Vor- und Nachteile des faltbaren Smartphones
Der offensichtliche Vorteil der neuen Geräteklasse erschließt sich besonders beim Streamen von Videos, denen die den neuen Displays beinahe doppelt so viel Platz bieten. Aber auch im produktiven Einsatz ergeben sich Vorteile, wenn sich bis zu drei Apps den Bildschirm teilen können. Noch wird das neue Format allerdings nur von wenigen Apps sinnvoll unterstützt. „Ich glaube, wir befinden uns im Steinzeitalter des faltbaren Geräts", sagt Ben Wood, Analyst bei der Marktforschungsfirma CCS Insight. Die Hersteller müssen zudem mit eigenen Anpassungen des Betriebssystems Android arbeiten. Zudem sollen die Displays bei Sonnenschein nur schwer zu lesen sein. Und da die Oberflächen aus Kunststoff statt Glas besteht, könnten sie anfälliger für Kratzer sein.

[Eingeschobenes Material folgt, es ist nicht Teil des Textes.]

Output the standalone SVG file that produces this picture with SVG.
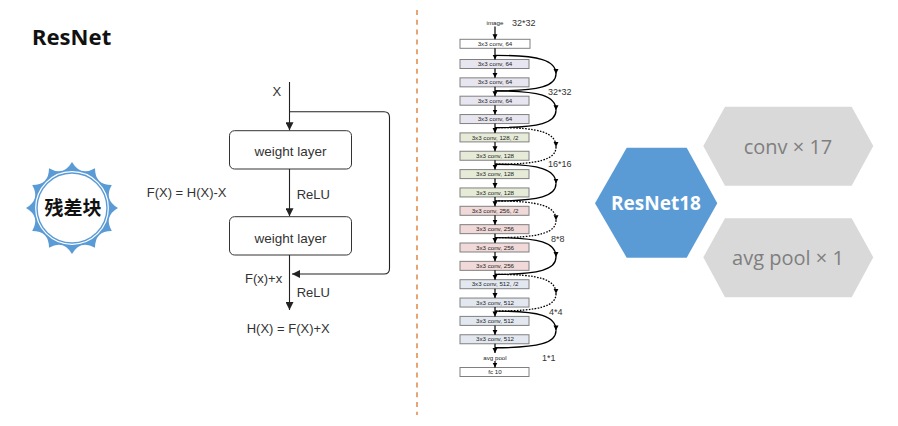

Ein weiterer Nachteil ist derzeit besonders beim Samsung Galaxy Fold die sperrige Bauform, die klobiger ausfällt als das Mate X mit seinen elf Millimetern Dicke. Damit das Samsung-Handy auch im zusammengeklappten Zustand genutzt werden kann, verfügt es noch über ein weiteres Display auf einer Außenseite. Bei Huaweis-Gerät liegt das Display immer auf der Außenseite, wobei im gefalteten Zustand der unten liegende Bildschirm deaktiviert bleibt.
Und was könnte Apple planen? In einer Patentzeichnung, die schon aus dem Jahr 2014 stammt, wird ein Klappmechanismus abgebildet, mit dem sich das Handy sogar zweifach falten ließe. Auseinandergefaltet wäre das Display entsprechend dreimal so groß – so dass aus einem iPhone praktischerweise womöglich ein iPad würde. Vielleicht wird dann aus dem Nischenprodukt Falt-Phone tatsächlich ein Massenmarkt.